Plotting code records
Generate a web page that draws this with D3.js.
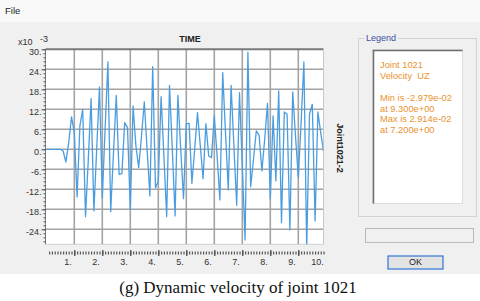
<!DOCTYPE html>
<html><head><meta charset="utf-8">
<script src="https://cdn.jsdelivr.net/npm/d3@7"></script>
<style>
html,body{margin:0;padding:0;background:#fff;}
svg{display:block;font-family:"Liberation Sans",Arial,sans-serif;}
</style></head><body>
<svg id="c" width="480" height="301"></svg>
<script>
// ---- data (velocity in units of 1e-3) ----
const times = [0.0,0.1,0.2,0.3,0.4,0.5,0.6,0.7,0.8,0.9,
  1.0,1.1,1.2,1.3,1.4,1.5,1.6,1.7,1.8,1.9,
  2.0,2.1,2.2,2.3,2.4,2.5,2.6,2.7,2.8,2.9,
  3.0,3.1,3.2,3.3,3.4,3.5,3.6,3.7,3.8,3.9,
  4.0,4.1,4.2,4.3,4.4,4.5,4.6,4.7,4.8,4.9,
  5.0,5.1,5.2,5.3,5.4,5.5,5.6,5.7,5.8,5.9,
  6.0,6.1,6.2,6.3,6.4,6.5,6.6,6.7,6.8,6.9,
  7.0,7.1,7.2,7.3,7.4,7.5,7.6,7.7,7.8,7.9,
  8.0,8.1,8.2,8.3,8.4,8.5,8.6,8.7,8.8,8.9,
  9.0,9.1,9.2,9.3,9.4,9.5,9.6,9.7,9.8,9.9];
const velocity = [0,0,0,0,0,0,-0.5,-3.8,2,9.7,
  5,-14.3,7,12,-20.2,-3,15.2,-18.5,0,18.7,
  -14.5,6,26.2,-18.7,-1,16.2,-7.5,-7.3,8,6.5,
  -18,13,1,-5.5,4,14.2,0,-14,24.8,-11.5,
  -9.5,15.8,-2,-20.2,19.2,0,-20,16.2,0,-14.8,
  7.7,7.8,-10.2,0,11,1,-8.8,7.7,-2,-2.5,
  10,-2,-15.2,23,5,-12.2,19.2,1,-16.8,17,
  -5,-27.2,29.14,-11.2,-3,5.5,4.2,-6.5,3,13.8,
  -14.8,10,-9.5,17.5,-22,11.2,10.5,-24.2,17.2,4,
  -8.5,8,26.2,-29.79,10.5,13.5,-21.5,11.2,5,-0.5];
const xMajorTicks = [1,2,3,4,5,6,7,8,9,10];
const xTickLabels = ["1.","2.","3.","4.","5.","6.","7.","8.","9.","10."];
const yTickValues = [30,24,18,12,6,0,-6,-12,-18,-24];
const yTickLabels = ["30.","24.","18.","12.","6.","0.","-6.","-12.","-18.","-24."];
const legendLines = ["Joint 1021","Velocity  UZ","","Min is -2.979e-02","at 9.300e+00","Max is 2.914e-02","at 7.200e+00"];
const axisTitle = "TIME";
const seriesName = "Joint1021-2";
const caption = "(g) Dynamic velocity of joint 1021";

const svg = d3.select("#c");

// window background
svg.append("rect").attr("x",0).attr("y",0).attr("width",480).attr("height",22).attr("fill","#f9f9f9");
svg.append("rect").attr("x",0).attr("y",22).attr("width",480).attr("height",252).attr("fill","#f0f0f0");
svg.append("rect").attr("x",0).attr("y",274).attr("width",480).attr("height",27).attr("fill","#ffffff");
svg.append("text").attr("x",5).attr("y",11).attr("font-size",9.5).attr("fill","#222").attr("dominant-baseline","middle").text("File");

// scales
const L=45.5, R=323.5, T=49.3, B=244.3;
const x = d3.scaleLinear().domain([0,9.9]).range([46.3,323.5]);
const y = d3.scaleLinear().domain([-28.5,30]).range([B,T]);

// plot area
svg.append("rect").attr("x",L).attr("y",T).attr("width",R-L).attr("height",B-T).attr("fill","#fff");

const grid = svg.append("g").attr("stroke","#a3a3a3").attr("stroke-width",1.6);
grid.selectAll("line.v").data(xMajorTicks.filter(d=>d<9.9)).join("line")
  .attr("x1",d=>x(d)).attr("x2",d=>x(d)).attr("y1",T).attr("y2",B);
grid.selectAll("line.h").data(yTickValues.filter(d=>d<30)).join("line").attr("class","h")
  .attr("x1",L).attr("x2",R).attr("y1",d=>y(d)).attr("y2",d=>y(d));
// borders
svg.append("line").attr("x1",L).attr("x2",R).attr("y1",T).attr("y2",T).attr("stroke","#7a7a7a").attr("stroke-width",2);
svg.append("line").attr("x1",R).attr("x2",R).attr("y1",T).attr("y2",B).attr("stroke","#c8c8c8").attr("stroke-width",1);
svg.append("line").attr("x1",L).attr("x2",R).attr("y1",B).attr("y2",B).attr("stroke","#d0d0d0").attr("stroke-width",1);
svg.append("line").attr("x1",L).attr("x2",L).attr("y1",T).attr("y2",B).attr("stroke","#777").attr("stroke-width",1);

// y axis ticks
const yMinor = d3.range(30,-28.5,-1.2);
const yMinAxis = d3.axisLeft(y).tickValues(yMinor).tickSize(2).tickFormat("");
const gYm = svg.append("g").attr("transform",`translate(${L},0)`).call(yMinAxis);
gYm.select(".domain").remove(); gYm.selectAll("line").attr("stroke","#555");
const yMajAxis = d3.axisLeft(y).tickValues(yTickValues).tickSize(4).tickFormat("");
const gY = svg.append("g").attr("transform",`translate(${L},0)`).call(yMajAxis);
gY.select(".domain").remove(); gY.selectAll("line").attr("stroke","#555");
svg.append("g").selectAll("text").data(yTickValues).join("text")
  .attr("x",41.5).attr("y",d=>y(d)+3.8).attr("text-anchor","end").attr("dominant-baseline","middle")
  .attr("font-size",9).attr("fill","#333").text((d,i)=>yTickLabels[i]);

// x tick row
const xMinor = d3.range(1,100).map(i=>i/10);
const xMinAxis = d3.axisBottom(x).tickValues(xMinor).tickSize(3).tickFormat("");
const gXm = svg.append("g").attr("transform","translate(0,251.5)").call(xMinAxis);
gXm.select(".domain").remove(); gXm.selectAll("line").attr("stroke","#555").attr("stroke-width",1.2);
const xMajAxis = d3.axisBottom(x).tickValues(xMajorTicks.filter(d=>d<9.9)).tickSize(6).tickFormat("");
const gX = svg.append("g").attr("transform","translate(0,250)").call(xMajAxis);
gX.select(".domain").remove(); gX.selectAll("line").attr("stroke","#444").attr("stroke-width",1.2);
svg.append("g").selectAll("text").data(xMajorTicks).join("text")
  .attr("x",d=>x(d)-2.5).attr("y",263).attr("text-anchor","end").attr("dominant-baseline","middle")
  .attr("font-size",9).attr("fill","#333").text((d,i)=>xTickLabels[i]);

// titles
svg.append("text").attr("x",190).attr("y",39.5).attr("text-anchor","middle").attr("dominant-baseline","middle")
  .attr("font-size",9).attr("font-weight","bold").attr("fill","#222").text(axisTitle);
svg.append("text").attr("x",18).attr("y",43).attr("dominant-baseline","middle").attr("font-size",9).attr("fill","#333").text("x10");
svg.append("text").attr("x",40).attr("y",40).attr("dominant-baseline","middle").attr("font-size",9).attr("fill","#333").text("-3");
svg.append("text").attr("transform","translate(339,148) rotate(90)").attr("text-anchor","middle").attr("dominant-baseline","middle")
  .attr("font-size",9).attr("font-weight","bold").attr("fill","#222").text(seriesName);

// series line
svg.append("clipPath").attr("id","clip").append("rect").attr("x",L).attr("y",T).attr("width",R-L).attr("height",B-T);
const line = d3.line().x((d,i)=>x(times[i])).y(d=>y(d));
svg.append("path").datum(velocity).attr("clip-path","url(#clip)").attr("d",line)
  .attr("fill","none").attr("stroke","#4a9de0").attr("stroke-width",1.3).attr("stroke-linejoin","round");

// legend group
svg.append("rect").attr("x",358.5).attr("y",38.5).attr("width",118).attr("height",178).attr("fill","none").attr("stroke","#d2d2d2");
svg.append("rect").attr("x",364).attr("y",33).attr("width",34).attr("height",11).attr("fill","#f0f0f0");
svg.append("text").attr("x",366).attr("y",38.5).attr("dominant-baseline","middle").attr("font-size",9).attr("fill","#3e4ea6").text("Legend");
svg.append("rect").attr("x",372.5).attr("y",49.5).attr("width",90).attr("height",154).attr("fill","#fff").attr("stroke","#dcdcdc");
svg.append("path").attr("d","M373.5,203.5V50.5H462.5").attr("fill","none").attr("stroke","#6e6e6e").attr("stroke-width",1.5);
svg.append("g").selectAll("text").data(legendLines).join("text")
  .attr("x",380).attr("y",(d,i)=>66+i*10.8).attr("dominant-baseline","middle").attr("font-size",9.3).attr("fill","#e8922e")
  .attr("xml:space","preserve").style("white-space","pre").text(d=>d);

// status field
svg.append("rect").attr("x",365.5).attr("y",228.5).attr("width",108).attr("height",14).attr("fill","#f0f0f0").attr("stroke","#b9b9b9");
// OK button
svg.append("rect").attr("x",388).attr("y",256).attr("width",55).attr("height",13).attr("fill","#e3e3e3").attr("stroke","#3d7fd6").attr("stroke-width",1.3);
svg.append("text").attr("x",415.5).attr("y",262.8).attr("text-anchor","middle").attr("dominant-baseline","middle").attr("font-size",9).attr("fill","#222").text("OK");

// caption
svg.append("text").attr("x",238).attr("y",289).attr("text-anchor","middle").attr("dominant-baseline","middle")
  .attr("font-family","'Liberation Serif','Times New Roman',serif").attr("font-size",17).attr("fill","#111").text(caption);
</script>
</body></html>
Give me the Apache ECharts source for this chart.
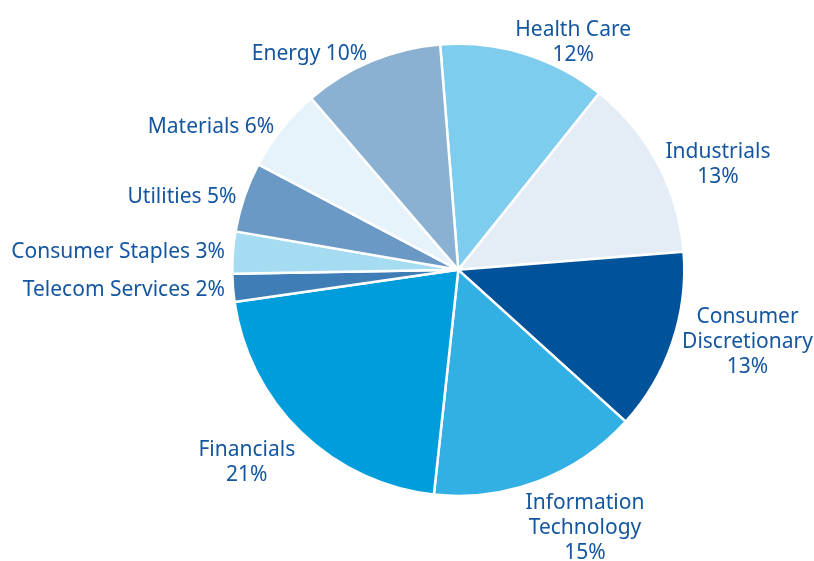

**PROBLEM**
Give the number of lines above that hold the word "this", and nothing more.

**OUTPUT BELOW**
2